Sunday, February 17, 2013

The end of the backyard ice rink?


This is not a story about hockey. Hockey is a game and this goes deeper than that. Strip hockey of its teams, its salaries, its sticks, its pucks, its rules and its regulations. Take all of that away and you are left with what makes hockey possible in the first place. This is a story about ice.

Ice is a part of our collective Canadian consciousness. When I think about the winters of my childhood, I think about the hours spent skating on the tiny ice rink my dad built in our backyard. It was a simple bit of engineering with magical results.

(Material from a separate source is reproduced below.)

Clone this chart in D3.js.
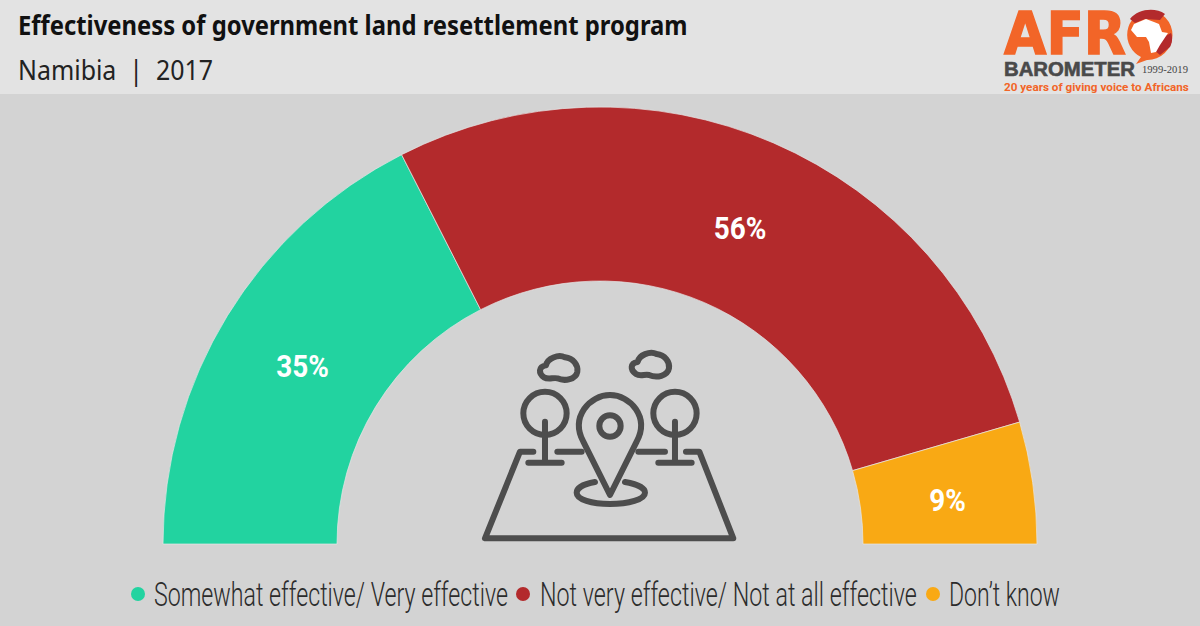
<!DOCTYPE html>
<html><head><meta charset="utf-8">
<script src="https://cdn.jsdelivr.net/npm/d3@7"></script>
<style>html,body{margin:0;padding:0;background:#d3d3d3}svg{display:block}</style>
</head><body><svg id="c" width="1200" height="626"></svg>
<script>
const titleText = "Effectiveness of government land resettlement program";
const subtitleText = "Namibia  |  2017";
const categories = ["Somewhat effective/ Very effective", "Not very effective/ Not at all effective", "Don’t know"];
const seriesValues = [35, 56, 9];
const colors = ["#22d3a0", "#b32a2c", "#f9a914"];

const svg = d3.select("#c");
svg.append("rect").attr("width",1200).attr("height",626).attr("fill","#d3d3d3");
svg.append("rect").attr("width",1200).attr("height",94).attr("fill","#e3e3e3");

function fitted(sel, x, y, w){ // real text squeezed to a measured width
  const n=sel.node().getComputedTextLength();
  return sel.attr("transform",`translate(${x},${y}) scale(${w/n},1)`);
}
fitted(svg.append("text").text(titleText).attr("font-family","'Noto Sans'").attr("font-weight",700)
  .attr("font-size",27).attr("fill","#111"),18,35,670);
fitted(svg.append("text").text(subtitleText).style("white-space","pre").attr("font-family","'Noto Sans'")
  .attr("font-size",28).attr("fill","#222"),18,80,195);

// gauge
const cx=600, cy=544, outerR=437, innerR=263;
const pie=d3.pie().sort(null).startAngle(-Math.PI/2).endAngle(Math.PI/2);
const arc=d3.arc().innerRadius(innerR).outerRadius(outerR);
const g=svg.append("g").attr("transform",`translate(${cx},${cy})`);
const arcs=pie(seriesValues);
g.selectAll("path").data(arcs).join("path").attr("d",arc)
  .attr("fill",(d,i)=>colors[i]).attr("stroke","#e6e6e6").attr("stroke-width",0.7);
g.selectAll("text").data(arcs).join("text")
  .attr("transform",d=>{const c=arc.centroid(d);return `translate(${c[0]+1},${c[1]+16}) scale(0.9,1)`;})
  .attr("text-anchor","middle").attr("font-family","Roboto").attr("font-weight",700)
  .attr("font-size",31).attr("fill","#fff").text(d=>d.value+"%");

// icon
const ic=svg.append("g").attr("transform","translate(470,340) scale(0.3333)")
  .attr("fill","none").attr("stroke","#4d4d4d").attr("stroke-width",18)
  .attr("stroke-linecap","round").attr("stroke-linejoin","round");
ic.append("path").attr("d","M190,335H150L45,595H790L688,335H648");
ic.append("path").attr("d","M262,335H335M505,335H585");
[225,615].forEach(x=>{
  ic.append("circle").attr("cx",x).attr("cy",220).attr("r",65);
  ic.append("path").attr("d",`M${x},245V368M${x-50},368H${x+50}`);
});
ic.append("path").attr("d","M420,465L340,305C300,230 360,165 420,165C480,165 540,230 500,305Z");
ic.append("circle").attr("cx",420).attr("cy",258).attr("r",32);
ic.append("path").attr("d","M375,426C340,432 320,444 320,458C320,478 365,492 420,492C475,492 525,478 525,458C525,444 500,432 465,426");
ic.append("path").attr("d","M222,112C205,100 205,80 228,76C232,55 265,42 285,52C310,55 325,75 322,95C318,118 285,125 262,115C250,112 235,120 222,112Z");
ic.append("path").attr("d","M498,102C480,90 480,70 503,66C507,45 540,32 560,42C585,45 600,65 597,85C593,108 560,115 537,105C525,102 510,110 498,102Z");

// legend
const legendLayout=[{dot:138,x:154,w:354},{dot:523,x:540,w:377},{dot:933,x:949,w:111}];
const lg=svg.append("g");
lg.selectAll("circle").data(categories).join("circle")
  .attr("cx",(d,i)=>legendLayout[i].dot).attr("cy",594).attr("r",7).attr("fill",(d,i)=>colors[i]);
lg.selectAll("text").data(categories).join("text").text(d=>d)
  .attr("font-family","Roboto").attr("font-weight",300).attr("font-size",33).attr("fill","#2b2b2b")
  .each(function(d,i){fitted(d3.select(this),legendLayout[i].x,606,legendLayout[i].w);});

// logo
const logo=svg.append("g");
const orange="#f26528";
fitted(logo.append("text").text("AFR").attr("font-family","'DejaVu Sans'").attr("font-weight",700)
  .attr("font-size",58).attr("fill",orange).attr("stroke",orange).attr("stroke-width",1.5),1004,54,122);
logo.append("path").attr("fill",orange)
  .attr("d","M1148,10A25,25 0 1 1 1147,60L1136,64L1141,57A25,25 0 0 1 1148,10Z");
logo.append("path").attr("fill","#b32a2c").attr("d","M1130,19C1138,9 1155,7 1165,14L1160,20L1145,19L1135,23Z");
logo.append("path").attr("fill","#b32a2c").attr("d","M1171,33C1173,38 1172,43 1170,47L1160,55L1154,50L1160,39Z");
logo.append("path").attr("fill","#fff")
  .attr("d","M1134,24L1146,19L1154,22L1159,24L1162,32L1168,33L1162,42L1160,45L1156,52L1151,53L1149,42L1146,37L1137,37L1131,30Z");
fitted(logo.append("text").text("BAROMETER").attr("font-family","'Liberation Sans'").attr("font-weight",700)
  .attr("font-size",20).attr("fill","#4a4a4a").attr("stroke","#4a4a4a").attr("stroke-width",0.6),1004,76,131);
fitted(logo.append("text").text("1999-2019").attr("font-family","'Liberation Serif'")
  .attr("font-size",9.5).attr("fill","#444"),1142,73,46);
fitted(logo.append("text").text("20 years of giving voice to Africans").attr("font-family","'Roboto'").attr("font-weight",700)
  .attr("font-size",11).attr("fill",orange),1004,90.5,185);
</script></body></html>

My dad would wait until mid-December for temperatures to drop. After enough snow had fallen, he would clear an area of the backyard and use the snow to make banks around the rink. He repeatedly sprinkled water on the sides of the banks and on the edge of the grass in order to seal the area around the edges so that the water wouldn't leak out. After it had been cold enough for the ground to freeze, he used a hose to build up a base of ice.

Once we had a couple of inches of ice, he would "Zamboni" it by filling a large pail with warm water and flooding the rink. The warm water melted the surface and filled in all of the cuts from earlier skating. It probably took a week or two, depending on the weather, to create a good surface. Of course, thaws and rain would melt the rink but my dad would rebuild it as soon as it got cold again.

I couldn't get enough of that backyard rink. I would skate every day after school and go back out again after dinner. The sound the edge of the blade makes when it scrapes across the ice is etched into my bones.

The backyard ice rink is part of our narrative. But for how much longer? Will future generations of Canadian children be able to skate on homemade outdoor rinks or will it be a story we tell them about the way things used to be?

Climate change is transforming the world as we know it. This is not an exaggeration; this is a fact. Research shows that Canada's average winter temperature has increased 2.5 degrees Celsius in the past 70 years. According to Environment Canada, last year was the third-warmest winter in Canadian history.

Scientists in Montreal were the first to connect the dots between climate change and a shorter outdoor skating season. They looked at data from weather stations across Canada during the last 50 years and extrapolated that "at current rates, within four decades there will be very little to no outdoor natural skating in Canada with the exception of Winnipeg."

This prompted a group of geographers at Wilfrid Laurier University to create RinkWatch, a website where users can enter information about their rink's skate-ability and where researchers can track climate change. Associate professor Robert McLeman is hoping this will help people better understand large-scale environmental issues by placing them in their own backyard.

As he told the Ottawa Citizen, "When you talk about climate change and global warming, it's one of those big-picture ideas that people have trouble relating to on a personal or individual basis, so we thought, let's get kids and families to collect data about outdoor skating and use that as a bridge to pull them into citizen-engaged science."

It's great to see scientists who understand the importance of getting the public involved in their work. They're not just working to address climate change, they're working to make it matter to all of us. It's about making us less complacent by making us care.

2 comments:

David Keaveny said...

You should be a little wary of scientists proclaiming certainty over their ability to predict the future. In 2000, the CRU were proclaiming that snow in England would be a "rare and exciting event". When I was growing up in England in the 70s, I was used to heavy snow in the winter in southern England (and the brief flurry of excitement over claims of the start of a new ice age), and yes, by the 90s snow was a once-a-year event. However, fast forward those "few years" and England now has experienced some of the coldest and snowiest winters in a long time.

Even trying to predict months or weeks in advance can be an exercise in futility or hubris; whether it was Britain's Meteorological Office predicting year-long drought and empty reservoirs and aquifers, only to suffer the second wettest year on record (broken only for the Olympics) which has left aquifers and reservoirs at overflowing to the point of it being a major flooding problem; or the Australian Bureau of Meteorology panicking because they had run out of colours to display almost-record temperatures on their maps up to 54C, only for the temperatures to come in in the mid-high 40s, pretty average for most parts of Australia during the summer.

So don't hang up those ice skates just yet!

Sarah M. said...

Hi David,

Thank you for the comment. Yes, it's certainly true that it can be difficult to accurately predict weather over a short period of time. But in terms of long-term climactic trends (which is what I'm referring to), there are some well-established links. Namely, that the concentration of greenhouse gases in the earth's atmosphere is directly linked to the average global temperature on earth. And that the concentration of those gases has been rising steadily (and mean global temperatures) since the Industrial Revolution. The average temperature of the earth's surface is expected to continue to rise if no action is taken.

Of course, I sure hope we won't have to hang up those ice skates but the trends aren't looking good.

There's a nice explanation here if you're interested: http://www.nasa.gov/mission_pages/noaa-n/climate/climate_weather.html

Again, thanks for reading and commenting!